▶ **What the exercise asks**: Under this line sits a listing. Repeat exactly and only its lines from the one holding "Write the matplotlib code for this chart." through the one holding "linewidth=0.8, label=lab, zorder=3)"; skip pictures.

▶ **Data**:
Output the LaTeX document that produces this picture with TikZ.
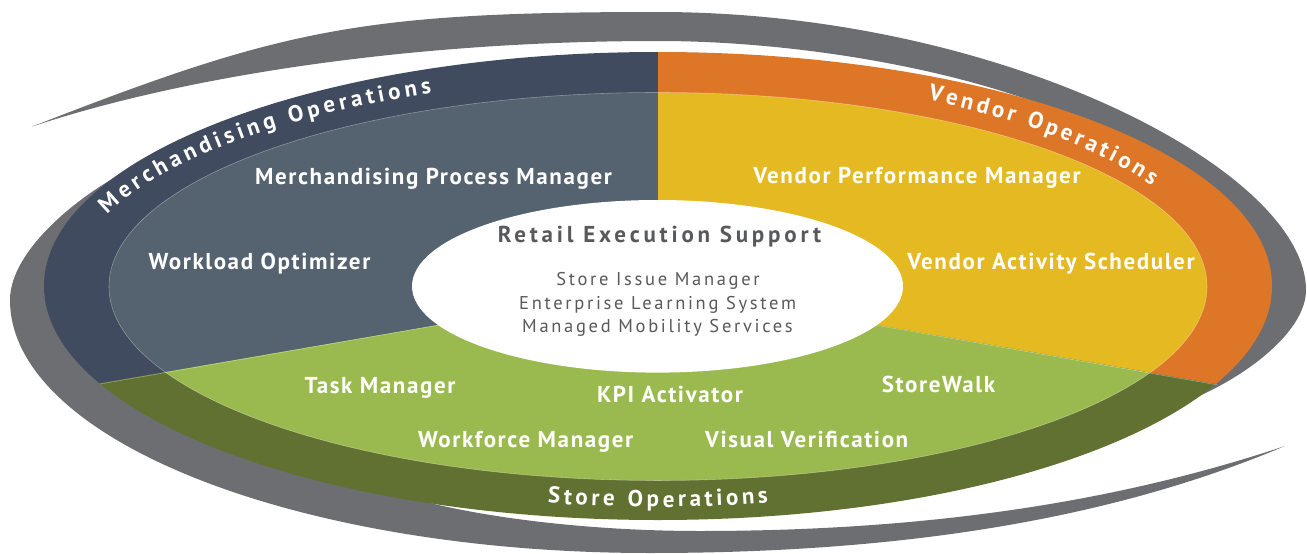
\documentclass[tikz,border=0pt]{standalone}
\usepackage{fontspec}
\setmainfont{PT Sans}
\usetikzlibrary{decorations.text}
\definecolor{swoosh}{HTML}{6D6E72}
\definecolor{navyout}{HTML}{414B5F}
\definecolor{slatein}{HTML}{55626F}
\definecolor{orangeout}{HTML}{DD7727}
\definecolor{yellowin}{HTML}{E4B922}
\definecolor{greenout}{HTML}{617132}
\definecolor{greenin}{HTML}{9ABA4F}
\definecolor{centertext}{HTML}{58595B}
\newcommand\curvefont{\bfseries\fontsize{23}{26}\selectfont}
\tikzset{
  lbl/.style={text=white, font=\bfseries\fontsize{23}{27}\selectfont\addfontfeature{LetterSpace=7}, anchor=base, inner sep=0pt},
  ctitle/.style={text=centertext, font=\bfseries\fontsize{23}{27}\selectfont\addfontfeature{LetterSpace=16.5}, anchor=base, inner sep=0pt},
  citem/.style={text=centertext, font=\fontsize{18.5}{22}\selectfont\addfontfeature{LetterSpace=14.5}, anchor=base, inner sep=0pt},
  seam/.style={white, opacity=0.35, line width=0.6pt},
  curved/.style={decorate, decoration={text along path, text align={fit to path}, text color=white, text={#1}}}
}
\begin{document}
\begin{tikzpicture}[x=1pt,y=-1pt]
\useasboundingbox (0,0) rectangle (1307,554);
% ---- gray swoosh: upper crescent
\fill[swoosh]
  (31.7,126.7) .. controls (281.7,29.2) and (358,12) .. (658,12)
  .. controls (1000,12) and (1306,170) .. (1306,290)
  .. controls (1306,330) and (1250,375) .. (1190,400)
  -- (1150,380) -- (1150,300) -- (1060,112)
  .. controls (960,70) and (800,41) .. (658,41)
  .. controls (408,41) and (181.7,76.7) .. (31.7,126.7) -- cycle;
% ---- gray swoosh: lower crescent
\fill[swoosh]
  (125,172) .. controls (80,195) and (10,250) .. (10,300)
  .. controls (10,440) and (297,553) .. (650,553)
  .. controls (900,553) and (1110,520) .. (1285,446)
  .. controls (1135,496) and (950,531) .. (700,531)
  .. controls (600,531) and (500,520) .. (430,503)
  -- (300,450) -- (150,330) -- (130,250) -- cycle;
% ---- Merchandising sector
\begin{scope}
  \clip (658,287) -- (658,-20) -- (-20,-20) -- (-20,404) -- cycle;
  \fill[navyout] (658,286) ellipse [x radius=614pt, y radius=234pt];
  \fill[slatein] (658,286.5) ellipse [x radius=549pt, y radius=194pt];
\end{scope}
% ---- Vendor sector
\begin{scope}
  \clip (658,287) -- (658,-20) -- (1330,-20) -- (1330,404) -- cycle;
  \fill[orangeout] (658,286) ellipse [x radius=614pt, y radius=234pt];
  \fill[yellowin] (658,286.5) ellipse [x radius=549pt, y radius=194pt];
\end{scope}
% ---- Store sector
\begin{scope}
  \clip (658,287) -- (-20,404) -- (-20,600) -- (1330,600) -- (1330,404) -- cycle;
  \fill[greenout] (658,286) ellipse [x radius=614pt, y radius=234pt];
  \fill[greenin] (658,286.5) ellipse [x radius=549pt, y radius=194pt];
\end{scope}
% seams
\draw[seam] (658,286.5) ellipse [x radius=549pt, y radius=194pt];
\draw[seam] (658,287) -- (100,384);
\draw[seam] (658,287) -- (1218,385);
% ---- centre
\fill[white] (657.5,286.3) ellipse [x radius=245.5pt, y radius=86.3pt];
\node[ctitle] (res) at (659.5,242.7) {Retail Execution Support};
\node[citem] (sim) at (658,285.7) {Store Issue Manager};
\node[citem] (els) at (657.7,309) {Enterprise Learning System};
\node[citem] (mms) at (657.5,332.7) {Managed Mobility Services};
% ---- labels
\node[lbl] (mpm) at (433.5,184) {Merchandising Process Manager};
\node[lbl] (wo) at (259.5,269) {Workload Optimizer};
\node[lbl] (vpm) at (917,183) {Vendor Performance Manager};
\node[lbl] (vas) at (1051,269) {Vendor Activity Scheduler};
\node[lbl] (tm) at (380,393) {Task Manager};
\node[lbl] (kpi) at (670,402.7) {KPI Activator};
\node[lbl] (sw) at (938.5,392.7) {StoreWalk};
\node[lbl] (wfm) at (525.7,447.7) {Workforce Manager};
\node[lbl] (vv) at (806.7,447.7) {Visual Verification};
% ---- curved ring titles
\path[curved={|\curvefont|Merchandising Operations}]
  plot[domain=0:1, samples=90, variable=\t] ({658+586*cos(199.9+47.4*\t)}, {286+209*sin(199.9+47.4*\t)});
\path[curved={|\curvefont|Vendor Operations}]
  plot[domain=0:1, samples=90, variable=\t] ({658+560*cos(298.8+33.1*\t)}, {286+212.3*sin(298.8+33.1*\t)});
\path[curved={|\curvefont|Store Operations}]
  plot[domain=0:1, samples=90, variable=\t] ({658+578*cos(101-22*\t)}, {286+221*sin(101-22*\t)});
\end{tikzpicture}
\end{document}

---

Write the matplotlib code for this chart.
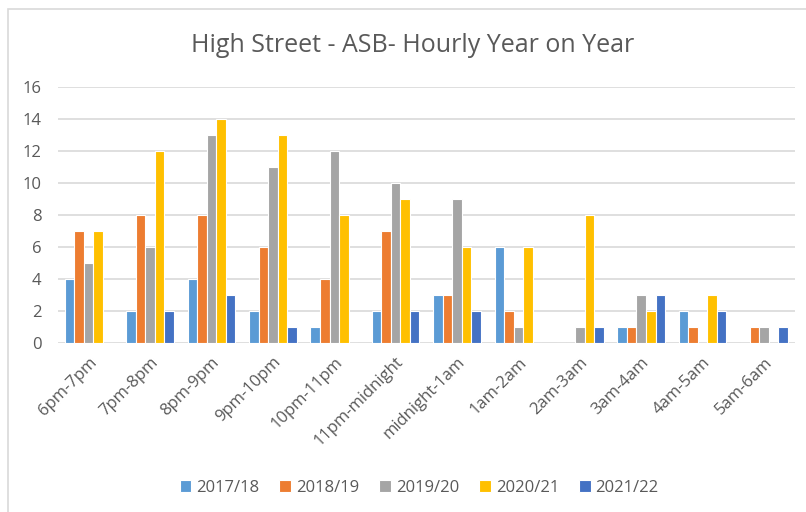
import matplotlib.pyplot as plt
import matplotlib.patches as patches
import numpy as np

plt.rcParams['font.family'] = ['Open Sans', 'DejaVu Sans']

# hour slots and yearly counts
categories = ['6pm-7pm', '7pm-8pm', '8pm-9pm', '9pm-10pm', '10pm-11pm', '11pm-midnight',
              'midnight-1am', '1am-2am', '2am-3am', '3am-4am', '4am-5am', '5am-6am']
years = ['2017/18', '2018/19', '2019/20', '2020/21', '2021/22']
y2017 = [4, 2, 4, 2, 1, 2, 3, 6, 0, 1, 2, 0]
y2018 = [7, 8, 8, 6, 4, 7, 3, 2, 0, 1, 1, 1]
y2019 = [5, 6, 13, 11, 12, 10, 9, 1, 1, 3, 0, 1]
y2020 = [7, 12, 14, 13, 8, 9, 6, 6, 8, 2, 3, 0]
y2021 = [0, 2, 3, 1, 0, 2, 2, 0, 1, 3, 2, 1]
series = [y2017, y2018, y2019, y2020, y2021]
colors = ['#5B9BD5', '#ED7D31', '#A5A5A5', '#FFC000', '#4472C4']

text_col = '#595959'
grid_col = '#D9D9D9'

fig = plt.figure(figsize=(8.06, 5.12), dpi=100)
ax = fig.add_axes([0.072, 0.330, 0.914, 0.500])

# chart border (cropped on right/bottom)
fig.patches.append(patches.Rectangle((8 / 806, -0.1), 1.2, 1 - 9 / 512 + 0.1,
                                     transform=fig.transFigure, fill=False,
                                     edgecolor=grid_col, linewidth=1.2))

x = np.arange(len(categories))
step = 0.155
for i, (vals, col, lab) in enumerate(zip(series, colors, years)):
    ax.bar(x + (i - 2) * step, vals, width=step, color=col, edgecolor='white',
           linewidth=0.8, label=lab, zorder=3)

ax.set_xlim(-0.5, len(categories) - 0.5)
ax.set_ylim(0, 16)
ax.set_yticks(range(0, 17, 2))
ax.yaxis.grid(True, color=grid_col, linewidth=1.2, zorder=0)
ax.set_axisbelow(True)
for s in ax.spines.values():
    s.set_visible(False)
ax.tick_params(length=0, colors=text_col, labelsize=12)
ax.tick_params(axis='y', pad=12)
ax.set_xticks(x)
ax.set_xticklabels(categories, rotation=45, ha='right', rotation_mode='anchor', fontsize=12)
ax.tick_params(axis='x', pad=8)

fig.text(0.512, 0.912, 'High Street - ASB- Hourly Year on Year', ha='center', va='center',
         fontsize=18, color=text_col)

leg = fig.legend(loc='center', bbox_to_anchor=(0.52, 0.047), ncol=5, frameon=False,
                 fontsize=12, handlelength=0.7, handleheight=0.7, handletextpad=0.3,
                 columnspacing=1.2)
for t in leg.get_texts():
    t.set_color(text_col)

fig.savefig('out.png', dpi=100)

==

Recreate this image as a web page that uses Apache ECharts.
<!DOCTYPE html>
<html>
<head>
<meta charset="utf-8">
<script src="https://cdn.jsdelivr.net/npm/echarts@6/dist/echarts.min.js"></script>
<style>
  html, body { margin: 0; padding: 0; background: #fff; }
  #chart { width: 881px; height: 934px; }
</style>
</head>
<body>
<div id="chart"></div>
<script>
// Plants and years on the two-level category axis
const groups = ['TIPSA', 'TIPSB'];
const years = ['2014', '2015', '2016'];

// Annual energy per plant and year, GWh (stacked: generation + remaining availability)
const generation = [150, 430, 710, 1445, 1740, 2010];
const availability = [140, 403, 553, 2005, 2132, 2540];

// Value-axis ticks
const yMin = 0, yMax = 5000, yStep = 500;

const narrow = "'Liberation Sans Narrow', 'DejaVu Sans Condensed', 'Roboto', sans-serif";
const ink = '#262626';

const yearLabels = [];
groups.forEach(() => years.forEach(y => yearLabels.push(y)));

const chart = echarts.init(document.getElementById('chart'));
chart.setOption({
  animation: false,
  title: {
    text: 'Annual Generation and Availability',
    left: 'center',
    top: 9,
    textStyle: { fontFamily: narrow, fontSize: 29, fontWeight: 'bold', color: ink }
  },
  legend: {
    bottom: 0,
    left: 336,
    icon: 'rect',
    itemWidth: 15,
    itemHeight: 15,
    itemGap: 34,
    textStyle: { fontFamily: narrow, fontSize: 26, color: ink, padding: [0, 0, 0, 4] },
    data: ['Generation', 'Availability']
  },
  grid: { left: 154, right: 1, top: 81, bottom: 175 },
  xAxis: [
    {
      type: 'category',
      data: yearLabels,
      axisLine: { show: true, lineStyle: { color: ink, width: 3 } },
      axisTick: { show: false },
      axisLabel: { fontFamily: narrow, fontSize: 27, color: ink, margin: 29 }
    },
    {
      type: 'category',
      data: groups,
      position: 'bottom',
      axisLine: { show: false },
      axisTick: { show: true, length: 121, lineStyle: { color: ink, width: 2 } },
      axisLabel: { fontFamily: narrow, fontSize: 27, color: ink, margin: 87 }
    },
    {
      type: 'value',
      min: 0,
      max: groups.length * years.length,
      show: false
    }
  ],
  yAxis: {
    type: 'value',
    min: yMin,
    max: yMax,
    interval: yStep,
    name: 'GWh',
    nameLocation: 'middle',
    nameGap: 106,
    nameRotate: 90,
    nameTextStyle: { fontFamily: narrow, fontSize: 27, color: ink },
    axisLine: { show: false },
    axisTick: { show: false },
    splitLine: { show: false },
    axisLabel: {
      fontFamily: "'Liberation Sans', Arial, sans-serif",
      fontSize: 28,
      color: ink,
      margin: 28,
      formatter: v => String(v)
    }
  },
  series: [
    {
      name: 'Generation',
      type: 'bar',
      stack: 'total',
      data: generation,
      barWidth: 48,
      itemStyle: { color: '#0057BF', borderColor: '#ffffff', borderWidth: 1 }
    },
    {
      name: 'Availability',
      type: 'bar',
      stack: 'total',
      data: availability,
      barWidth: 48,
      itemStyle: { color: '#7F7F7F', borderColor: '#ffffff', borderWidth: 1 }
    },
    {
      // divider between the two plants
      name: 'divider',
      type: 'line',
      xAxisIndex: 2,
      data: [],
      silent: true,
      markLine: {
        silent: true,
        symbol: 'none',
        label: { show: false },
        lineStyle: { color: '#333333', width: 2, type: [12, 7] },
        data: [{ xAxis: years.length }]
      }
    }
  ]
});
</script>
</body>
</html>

▶ **Finished task**:
Write the matplotlib code for this chart.
import matplotlib.pyplot as plt
import matplotlib.patches as patches
import numpy as np

plt.rcParams['font.family'] = ['Open Sans', 'DejaVu Sans']

# hour slots and yearly counts
categories = ['6pm-7pm', '7pm-8pm', '8pm-9pm', '9pm-10pm', '10pm-11pm', '11pm-midnight',
              'midnight-1am', '1am-2am', '2am-3am', '3am-4am', '4am-5am', '5am-6am']
years = ['2017/18', '2018/19', '2019/20', '2020/21', '2021/22']
y2017 = [4, 2, 4, 2, 1, 2, 3, 6, 0, 1, 2, 0]
y2018 = [7, 8, 8, 6, 4, 7, 3, 2, 0, 1, 1, 1]
y2019 = [5, 6, 13, 11, 12, 10, 9, 1, 1, 3, 0, 1]
y2020 = [7, 12, 14, 13, 8, 9, 6, 6, 8, 2, 3, 0]
y2021 = [0, 2, 3, 1, 0, 2, 2, 0, 1, 3, 2, 1]
series = [y2017, y2018, y2019, y2020, y2021]
colors = ['#5B9BD5', '#ED7D31', '#A5A5A5', '#FFC000', '#4472C4']

text_col = '#595959'
grid_col = '#D9D9D9'

fig = plt.figure(figsize=(8.06, 5.12), dpi=100)
ax = fig.add_axes([0.072, 0.330, 0.914, 0.500])

# chart border (cropped on right/bottom)
fig.patches.append(patches.Rectangle((8 / 806, -0.1), 1.2, 1 - 9 / 512 + 0.1,
                                     transform=fig.transFigure, fill=False,
                                     edgecolor=grid_col, linewidth=1.2))

x = np.arange(len(categories))
step = 0.155
for i, (vals, col, lab) in enumerate(zip(series, colors, years)):
    ax.bar(x + (i - 2) * step, vals, width=step, color=col, edgecolor='white',
           linewidth=0.8, label=lab, zorder=3)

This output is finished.